Check every line below for the word "this" and show those that hold it.

§ **Records from a data source**:
┌──

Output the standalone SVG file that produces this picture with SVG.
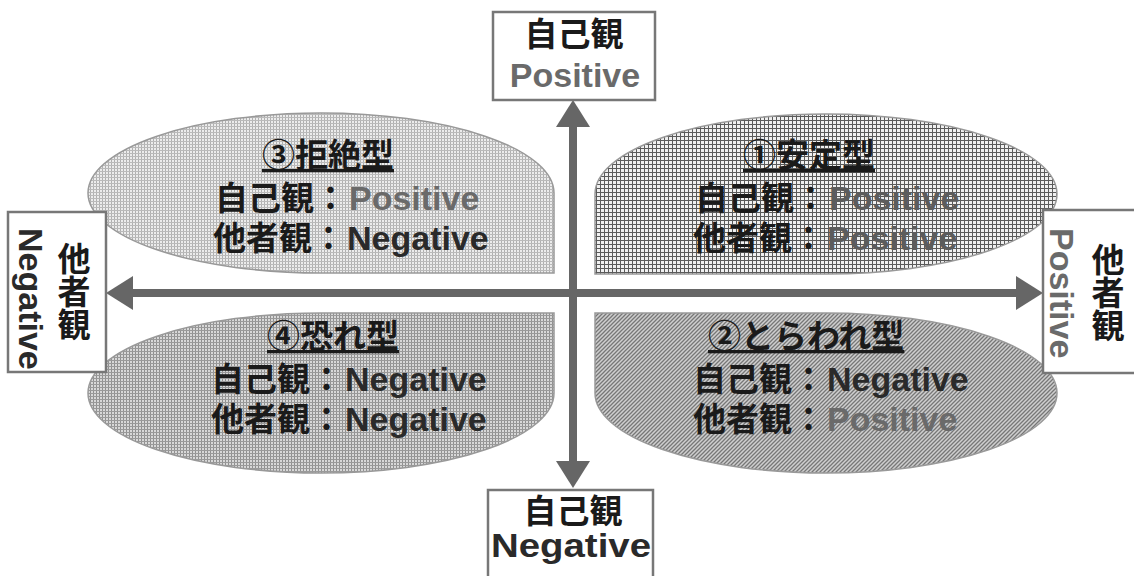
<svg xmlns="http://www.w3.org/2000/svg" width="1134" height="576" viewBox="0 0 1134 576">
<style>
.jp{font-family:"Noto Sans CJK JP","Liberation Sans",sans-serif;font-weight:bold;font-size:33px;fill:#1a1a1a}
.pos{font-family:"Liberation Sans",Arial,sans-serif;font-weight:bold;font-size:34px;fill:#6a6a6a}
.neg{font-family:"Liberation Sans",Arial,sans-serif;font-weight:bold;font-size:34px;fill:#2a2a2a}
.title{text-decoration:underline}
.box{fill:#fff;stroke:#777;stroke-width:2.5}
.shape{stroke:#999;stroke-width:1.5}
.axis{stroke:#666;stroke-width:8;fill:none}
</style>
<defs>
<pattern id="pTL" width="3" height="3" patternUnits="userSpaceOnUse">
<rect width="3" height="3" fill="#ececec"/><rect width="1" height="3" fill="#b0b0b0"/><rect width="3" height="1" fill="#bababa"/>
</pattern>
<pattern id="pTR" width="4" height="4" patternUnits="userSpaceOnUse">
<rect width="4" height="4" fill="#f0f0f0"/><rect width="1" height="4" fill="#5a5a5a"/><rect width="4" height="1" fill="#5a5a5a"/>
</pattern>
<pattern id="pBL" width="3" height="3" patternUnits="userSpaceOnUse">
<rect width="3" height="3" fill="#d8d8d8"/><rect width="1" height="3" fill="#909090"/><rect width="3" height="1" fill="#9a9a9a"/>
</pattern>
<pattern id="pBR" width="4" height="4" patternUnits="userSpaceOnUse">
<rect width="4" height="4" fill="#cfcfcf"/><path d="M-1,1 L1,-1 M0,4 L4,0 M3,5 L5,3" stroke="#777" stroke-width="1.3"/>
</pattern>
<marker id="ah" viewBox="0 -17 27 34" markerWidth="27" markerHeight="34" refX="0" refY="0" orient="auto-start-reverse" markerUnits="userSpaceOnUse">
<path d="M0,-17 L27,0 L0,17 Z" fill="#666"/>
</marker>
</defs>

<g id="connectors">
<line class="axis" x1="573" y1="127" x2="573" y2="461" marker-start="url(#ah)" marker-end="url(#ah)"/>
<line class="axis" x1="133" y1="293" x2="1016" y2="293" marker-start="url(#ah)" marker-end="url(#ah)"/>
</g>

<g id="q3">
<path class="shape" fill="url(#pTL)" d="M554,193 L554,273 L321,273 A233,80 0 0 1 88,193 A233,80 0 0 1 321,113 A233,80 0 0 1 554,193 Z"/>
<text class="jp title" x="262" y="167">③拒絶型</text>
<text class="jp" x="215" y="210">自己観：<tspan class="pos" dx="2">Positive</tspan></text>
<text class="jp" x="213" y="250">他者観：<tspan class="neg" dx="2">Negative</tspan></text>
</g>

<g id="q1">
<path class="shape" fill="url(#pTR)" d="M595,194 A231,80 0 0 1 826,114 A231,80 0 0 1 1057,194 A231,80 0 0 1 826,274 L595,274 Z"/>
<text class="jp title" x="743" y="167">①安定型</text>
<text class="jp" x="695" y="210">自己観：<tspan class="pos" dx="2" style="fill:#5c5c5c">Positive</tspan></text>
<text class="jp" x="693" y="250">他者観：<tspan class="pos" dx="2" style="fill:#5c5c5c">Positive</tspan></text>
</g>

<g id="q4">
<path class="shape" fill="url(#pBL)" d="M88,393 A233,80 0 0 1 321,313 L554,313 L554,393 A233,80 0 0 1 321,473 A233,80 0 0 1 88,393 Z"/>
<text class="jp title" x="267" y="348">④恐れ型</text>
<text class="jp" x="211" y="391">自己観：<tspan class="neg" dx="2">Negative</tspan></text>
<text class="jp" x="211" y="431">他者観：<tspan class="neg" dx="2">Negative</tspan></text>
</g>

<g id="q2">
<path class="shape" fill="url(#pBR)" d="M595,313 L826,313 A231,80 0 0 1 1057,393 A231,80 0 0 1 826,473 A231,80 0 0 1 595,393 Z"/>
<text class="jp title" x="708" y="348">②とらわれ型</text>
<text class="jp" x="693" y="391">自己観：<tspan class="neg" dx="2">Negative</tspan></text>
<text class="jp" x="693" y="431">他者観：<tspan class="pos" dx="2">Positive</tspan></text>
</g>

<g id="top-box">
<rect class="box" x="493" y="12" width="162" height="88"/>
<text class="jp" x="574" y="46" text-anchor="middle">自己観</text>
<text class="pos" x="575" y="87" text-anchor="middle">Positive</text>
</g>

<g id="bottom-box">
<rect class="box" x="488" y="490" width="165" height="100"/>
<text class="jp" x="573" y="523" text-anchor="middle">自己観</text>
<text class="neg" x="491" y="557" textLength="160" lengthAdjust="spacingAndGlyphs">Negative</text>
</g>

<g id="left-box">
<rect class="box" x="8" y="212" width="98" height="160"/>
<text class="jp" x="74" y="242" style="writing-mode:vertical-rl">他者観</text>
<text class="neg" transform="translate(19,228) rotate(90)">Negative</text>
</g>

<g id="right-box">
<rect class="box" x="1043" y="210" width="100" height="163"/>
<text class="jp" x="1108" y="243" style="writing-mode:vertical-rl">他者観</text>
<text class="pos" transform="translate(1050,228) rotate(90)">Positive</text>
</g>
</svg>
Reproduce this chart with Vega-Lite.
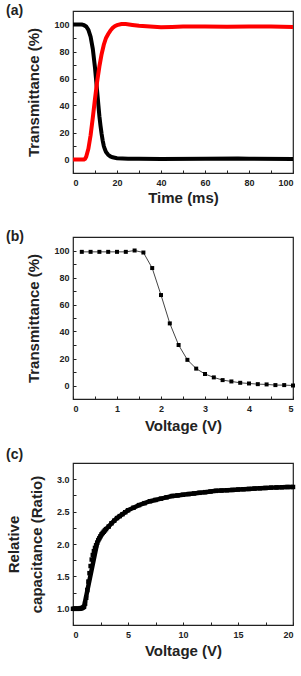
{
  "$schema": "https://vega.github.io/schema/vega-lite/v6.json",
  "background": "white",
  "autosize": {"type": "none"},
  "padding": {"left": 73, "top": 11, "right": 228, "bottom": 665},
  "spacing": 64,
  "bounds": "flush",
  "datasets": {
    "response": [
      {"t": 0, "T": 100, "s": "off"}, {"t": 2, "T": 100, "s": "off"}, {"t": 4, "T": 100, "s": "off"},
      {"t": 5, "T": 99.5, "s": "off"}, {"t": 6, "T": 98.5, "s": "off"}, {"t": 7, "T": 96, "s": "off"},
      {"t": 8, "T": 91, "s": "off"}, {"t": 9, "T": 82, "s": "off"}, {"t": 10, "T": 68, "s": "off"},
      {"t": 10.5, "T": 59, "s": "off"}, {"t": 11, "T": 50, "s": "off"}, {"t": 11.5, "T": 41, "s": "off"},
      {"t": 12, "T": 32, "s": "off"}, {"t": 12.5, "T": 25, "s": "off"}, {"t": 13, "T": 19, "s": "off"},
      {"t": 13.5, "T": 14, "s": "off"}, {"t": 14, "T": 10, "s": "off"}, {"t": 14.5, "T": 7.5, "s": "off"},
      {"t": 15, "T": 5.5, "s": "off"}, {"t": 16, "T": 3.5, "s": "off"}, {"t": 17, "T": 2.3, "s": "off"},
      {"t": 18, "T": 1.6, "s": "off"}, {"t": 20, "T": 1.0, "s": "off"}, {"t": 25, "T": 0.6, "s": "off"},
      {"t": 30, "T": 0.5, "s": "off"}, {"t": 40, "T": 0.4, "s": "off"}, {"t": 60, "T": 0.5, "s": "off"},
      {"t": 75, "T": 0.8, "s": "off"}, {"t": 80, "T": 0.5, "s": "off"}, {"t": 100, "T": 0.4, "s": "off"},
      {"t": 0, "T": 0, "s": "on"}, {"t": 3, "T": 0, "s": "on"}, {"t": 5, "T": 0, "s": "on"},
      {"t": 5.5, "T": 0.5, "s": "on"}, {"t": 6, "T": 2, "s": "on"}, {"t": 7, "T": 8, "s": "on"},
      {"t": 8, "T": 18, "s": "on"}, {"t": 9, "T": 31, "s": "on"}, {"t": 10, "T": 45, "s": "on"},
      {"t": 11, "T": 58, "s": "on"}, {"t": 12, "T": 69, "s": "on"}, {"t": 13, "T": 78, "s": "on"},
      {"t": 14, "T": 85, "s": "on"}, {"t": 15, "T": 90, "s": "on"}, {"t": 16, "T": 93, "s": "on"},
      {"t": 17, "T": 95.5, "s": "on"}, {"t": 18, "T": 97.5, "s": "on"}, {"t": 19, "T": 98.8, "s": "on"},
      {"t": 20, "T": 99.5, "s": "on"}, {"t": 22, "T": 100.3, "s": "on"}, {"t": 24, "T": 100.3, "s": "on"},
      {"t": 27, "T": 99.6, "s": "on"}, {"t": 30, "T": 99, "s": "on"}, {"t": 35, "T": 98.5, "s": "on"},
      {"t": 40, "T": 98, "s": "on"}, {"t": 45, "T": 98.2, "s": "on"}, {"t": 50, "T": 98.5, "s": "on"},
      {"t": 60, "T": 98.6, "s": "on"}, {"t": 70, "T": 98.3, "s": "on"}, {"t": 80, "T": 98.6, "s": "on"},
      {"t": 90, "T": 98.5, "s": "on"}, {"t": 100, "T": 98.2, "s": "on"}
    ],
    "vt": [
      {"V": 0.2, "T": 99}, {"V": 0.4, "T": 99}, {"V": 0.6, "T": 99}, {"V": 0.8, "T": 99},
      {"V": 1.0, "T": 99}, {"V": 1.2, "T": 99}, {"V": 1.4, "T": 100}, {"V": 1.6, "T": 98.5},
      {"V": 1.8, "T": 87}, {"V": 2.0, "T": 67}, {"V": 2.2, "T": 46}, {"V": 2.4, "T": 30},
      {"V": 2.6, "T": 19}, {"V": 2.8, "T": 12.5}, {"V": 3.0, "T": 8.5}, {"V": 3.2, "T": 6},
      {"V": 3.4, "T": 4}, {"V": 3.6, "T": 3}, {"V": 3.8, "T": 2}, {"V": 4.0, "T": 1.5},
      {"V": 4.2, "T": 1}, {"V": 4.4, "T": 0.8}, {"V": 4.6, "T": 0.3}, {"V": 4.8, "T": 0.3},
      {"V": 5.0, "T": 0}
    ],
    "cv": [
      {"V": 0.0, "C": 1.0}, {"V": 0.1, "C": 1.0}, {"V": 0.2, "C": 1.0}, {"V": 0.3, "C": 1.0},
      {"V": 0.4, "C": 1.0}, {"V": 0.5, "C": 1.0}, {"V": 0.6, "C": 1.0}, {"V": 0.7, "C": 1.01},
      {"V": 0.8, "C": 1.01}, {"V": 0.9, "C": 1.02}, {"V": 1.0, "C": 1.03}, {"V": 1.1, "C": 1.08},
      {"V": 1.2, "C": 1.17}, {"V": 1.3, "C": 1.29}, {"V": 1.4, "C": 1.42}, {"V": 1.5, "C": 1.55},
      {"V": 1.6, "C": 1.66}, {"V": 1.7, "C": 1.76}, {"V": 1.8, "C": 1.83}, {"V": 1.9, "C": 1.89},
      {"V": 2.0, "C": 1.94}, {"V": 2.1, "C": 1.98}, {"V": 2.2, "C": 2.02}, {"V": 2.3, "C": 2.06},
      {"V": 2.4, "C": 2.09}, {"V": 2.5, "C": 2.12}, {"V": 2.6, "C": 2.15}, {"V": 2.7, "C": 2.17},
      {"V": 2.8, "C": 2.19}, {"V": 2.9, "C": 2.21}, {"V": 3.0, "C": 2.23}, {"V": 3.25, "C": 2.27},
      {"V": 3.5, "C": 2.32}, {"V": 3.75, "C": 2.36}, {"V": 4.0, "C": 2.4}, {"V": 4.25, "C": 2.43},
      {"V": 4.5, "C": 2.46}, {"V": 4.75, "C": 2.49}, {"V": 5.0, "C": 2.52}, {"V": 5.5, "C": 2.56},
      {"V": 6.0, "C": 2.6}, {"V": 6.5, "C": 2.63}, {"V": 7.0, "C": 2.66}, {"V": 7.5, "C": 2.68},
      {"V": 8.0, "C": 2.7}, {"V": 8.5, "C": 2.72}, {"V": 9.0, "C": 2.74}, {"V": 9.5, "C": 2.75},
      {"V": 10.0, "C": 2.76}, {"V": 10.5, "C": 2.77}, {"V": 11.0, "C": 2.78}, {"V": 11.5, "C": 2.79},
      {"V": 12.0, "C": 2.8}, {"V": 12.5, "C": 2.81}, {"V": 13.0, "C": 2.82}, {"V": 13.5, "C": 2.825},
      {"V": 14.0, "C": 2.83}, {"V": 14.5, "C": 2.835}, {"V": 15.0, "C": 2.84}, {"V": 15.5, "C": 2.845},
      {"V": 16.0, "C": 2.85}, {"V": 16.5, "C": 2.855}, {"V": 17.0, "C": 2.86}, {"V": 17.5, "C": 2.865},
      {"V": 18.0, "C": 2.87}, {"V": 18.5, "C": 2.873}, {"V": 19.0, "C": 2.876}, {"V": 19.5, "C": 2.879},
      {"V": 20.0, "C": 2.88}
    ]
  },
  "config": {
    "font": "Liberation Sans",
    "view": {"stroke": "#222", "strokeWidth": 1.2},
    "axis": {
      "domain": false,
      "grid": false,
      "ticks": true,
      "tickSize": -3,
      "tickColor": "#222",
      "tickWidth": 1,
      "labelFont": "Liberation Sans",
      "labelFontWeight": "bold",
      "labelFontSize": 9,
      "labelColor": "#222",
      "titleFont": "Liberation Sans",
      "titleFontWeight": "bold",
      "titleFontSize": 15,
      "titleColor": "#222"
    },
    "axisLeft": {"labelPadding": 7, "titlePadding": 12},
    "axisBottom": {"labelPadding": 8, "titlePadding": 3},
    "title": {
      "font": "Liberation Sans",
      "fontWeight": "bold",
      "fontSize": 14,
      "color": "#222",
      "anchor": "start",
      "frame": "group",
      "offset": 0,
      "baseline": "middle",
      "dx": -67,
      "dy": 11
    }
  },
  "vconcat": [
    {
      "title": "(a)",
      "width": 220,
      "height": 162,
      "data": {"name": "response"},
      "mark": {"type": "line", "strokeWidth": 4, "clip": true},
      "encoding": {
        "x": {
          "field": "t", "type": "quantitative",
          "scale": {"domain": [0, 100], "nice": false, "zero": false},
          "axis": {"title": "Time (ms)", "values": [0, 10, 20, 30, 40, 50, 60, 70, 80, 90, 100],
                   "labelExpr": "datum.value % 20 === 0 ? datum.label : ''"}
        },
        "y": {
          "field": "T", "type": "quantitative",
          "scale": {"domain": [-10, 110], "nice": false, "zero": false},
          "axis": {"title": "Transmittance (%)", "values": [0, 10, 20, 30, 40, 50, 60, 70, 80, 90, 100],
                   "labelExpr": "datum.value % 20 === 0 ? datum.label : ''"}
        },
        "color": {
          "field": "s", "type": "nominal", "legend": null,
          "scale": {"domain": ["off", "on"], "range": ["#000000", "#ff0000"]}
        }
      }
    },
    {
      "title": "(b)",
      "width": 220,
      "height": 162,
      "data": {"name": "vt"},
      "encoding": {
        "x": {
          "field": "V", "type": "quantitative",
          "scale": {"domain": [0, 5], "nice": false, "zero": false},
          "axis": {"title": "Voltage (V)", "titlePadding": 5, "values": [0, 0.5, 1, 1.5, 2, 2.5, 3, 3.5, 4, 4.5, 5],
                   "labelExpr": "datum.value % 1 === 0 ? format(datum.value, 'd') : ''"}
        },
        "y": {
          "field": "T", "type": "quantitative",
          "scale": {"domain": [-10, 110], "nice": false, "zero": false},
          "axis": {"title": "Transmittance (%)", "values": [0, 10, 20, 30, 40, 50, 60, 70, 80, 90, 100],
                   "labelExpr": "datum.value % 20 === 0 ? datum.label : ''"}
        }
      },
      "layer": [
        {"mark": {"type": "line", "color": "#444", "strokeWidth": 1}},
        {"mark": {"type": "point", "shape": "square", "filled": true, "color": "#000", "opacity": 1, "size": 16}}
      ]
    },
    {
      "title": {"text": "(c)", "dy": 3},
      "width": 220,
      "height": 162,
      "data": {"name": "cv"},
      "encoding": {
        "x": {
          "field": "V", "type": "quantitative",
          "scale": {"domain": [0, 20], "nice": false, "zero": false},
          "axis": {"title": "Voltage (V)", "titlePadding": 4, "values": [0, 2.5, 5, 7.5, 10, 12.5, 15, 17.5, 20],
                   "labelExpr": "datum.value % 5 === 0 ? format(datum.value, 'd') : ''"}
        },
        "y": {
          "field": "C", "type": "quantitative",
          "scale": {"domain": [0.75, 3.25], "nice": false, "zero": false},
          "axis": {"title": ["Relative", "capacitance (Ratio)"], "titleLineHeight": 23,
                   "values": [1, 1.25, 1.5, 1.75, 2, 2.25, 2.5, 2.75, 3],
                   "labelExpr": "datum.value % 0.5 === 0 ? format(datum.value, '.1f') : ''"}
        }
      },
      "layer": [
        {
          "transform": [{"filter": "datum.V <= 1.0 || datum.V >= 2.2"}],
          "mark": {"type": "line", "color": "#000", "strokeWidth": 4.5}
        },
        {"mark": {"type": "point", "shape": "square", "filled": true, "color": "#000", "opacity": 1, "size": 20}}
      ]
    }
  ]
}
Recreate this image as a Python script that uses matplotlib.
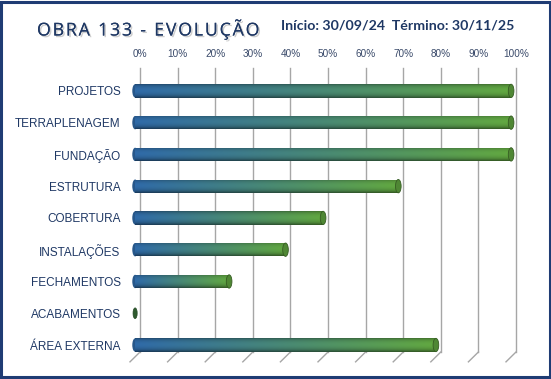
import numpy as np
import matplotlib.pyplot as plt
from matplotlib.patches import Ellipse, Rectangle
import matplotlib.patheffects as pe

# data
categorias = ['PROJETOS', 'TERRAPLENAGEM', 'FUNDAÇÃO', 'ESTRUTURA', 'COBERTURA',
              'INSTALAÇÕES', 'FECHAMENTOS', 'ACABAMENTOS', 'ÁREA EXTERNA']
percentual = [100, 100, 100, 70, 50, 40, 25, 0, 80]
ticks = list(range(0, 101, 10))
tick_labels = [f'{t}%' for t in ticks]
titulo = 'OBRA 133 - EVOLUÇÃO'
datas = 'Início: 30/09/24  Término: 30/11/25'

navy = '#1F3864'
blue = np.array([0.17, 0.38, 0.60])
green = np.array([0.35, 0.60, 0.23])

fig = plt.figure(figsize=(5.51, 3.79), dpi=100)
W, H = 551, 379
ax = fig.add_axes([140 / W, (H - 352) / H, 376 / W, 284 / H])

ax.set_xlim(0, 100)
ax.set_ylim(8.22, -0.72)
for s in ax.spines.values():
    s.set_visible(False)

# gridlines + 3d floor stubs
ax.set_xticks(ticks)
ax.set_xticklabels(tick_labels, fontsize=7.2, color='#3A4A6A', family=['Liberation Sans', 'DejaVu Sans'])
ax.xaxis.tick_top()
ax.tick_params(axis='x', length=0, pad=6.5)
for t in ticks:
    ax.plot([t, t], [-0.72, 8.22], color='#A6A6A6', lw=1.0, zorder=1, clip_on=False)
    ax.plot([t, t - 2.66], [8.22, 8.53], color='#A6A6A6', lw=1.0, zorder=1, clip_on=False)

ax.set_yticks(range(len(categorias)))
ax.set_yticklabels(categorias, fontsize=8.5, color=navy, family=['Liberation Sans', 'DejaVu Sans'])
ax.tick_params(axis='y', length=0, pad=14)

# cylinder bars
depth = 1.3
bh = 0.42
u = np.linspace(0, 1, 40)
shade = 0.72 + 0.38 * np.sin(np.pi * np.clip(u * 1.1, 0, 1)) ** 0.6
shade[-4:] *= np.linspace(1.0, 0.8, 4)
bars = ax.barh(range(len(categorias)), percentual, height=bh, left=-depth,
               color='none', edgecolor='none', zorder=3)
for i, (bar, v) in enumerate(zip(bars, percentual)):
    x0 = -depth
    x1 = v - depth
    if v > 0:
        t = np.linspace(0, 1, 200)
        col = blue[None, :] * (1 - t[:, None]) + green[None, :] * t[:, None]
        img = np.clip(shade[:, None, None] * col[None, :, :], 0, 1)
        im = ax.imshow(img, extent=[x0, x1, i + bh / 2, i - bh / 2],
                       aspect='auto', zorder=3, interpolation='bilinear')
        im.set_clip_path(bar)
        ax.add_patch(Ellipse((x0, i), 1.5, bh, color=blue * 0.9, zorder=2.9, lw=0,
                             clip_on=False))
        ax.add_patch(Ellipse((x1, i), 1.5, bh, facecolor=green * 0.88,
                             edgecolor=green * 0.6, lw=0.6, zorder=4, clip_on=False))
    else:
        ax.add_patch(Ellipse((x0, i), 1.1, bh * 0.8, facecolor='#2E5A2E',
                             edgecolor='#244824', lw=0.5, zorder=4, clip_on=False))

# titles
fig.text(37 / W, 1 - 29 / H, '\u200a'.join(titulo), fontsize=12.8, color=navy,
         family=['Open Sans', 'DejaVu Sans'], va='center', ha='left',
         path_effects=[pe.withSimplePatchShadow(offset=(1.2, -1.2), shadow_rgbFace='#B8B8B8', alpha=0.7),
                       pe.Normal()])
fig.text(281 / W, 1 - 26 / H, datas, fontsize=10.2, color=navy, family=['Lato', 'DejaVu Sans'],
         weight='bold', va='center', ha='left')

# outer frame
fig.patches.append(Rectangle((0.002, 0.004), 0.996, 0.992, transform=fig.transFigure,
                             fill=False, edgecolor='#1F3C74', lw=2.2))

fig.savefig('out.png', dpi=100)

└──

§ **EXPECTED OUTPUT**:
Output the standalone SVG file that produces this picture with SVG.
Reproduce this chart with Vega-Lite.
Recreate this image as a Python script that uses matplotlib.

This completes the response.